■ **GIVEN REQUEST**: Return only the lines between the line holding "Write the Plotly.js code for this chart." and the line holding "20, 1.2, 0];", the two boundary lines included, exactly as they appear.

[Extracted data entries]
######
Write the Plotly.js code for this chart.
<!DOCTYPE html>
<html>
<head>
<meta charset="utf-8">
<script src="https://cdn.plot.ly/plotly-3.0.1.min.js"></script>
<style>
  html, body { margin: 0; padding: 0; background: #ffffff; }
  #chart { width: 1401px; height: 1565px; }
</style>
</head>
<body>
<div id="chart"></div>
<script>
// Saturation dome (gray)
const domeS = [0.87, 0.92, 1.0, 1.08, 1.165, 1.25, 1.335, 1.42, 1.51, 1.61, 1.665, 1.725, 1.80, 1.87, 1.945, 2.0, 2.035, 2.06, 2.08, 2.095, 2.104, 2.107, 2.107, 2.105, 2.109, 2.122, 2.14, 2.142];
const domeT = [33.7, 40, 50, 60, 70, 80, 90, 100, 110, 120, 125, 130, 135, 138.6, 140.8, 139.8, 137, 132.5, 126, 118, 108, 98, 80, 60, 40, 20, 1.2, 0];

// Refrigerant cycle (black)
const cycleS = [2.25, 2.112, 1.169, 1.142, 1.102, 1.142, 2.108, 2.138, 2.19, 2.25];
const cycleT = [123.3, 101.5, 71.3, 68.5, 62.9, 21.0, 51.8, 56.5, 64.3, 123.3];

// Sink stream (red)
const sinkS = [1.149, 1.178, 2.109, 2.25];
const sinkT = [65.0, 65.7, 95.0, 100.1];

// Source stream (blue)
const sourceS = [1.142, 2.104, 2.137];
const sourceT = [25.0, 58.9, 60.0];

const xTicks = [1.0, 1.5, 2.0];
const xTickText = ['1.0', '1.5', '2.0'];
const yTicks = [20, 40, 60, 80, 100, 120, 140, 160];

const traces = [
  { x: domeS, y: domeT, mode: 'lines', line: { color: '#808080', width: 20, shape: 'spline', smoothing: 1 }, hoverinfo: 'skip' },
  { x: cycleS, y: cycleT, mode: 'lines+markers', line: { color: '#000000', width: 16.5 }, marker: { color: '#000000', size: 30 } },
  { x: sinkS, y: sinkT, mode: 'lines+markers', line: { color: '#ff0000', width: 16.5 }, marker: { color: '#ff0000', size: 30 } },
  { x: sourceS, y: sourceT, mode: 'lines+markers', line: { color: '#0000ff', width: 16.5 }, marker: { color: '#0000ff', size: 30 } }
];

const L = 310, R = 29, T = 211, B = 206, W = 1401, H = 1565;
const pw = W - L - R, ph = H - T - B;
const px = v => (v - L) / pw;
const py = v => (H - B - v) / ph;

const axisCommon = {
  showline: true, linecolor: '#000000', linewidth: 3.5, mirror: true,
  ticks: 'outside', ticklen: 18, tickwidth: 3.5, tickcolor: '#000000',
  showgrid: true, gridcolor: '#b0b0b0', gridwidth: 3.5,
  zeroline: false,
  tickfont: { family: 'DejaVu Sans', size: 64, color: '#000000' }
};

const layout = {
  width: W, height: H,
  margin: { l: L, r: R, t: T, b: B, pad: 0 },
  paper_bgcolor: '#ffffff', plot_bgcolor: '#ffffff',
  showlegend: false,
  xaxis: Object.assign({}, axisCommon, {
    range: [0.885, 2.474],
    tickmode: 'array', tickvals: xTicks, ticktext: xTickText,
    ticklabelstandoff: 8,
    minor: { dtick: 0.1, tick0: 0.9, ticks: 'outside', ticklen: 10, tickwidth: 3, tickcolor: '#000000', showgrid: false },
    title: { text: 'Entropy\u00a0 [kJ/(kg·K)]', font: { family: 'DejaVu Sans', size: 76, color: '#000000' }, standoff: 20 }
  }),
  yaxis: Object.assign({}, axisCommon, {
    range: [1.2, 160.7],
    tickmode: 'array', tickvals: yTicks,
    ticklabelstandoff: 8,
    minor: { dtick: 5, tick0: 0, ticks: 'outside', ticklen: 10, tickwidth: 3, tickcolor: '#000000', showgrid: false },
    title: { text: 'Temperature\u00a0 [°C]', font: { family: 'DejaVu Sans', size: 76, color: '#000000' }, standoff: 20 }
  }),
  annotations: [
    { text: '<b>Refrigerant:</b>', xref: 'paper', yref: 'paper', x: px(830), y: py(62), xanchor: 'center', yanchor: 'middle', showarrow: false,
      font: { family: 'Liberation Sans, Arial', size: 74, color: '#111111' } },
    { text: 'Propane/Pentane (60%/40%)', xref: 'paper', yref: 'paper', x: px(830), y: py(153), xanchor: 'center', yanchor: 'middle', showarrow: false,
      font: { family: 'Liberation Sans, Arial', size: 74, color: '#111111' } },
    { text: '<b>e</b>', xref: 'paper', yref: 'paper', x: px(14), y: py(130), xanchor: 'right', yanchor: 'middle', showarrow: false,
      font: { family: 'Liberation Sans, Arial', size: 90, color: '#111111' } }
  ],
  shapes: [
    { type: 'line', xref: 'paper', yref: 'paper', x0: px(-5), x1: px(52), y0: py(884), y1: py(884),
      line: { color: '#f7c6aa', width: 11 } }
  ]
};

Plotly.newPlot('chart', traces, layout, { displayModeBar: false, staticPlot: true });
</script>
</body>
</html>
######
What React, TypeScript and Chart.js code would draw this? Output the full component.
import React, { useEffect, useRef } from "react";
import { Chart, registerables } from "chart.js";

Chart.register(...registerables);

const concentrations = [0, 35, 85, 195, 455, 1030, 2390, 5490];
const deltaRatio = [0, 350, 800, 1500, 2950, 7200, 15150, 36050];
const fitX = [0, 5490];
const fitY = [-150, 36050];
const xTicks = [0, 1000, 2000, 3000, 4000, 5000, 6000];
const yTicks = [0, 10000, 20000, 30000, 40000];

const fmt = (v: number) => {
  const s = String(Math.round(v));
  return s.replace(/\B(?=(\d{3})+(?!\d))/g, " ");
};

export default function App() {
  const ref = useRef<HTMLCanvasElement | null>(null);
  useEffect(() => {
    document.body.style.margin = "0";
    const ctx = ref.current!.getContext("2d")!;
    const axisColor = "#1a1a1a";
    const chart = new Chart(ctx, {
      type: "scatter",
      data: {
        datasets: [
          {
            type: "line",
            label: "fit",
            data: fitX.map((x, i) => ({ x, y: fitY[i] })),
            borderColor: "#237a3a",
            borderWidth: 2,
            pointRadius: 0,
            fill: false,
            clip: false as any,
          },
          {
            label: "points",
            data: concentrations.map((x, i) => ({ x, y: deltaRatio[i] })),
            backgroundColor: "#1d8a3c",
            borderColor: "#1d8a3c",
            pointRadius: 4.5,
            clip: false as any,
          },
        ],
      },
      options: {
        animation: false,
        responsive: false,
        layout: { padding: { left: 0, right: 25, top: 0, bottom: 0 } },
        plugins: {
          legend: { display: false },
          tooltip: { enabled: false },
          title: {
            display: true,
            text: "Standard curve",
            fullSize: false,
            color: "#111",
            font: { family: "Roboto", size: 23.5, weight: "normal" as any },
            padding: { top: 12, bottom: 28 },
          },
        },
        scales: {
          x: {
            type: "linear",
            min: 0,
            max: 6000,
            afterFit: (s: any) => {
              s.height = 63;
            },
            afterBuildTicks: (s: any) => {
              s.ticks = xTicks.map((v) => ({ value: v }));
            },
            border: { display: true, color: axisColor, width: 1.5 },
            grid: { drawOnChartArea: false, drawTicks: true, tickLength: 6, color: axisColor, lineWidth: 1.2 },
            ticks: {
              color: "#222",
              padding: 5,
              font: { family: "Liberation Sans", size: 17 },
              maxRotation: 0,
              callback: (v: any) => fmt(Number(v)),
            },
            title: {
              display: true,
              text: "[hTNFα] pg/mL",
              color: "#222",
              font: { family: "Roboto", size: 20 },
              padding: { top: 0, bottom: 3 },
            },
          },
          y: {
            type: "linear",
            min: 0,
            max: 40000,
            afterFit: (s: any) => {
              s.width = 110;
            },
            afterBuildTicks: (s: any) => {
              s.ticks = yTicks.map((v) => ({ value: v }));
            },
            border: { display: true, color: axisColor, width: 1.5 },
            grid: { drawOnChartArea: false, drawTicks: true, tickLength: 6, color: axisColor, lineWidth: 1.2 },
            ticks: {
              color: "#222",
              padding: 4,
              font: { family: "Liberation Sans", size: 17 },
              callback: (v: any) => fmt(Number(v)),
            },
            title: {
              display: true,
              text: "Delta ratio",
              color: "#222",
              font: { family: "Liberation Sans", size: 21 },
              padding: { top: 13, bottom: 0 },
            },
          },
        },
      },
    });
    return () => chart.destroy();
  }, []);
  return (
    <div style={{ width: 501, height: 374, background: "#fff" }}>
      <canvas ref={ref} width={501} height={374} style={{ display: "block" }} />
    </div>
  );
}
######
■ **RESPONSE**:
Write the Plotly.js code for this chart.
<!DOCTYPE html>
<html>
<head>
<meta charset="utf-8">
<script src="https://cdn.plot.ly/plotly-3.0.1.min.js"></script>
<style>
  html, body { margin: 0; padding: 0; background: #ffffff; }
  #chart { width: 1401px; height: 1565px; }
</style>
</head>
<body>
<div id="chart"></div>
<script>
// Saturation dome (gray)
const domeS = [0.87, 0.92, 1.0, 1.08, 1.165, 1.25, 1.335, 1.42, 1.51, 1.61, 1.665, 1.725, 1.80, 1.87, 1.945, 2.0, 2.035, 2.06, 2.08, 2.095, 2.104, 2.107, 2.107, 2.105, 2.109, 2.122, 2.14, 2.142];
const domeT = [33.7, 40, 50, 60, 70, 80, 90, 100, 110, 120, 125, 130, 135, 138.6, 140.8, 139.8, 137, 132.5, 126, 118, 108, 98, 80, 60, 40, 20, 1.2, 0];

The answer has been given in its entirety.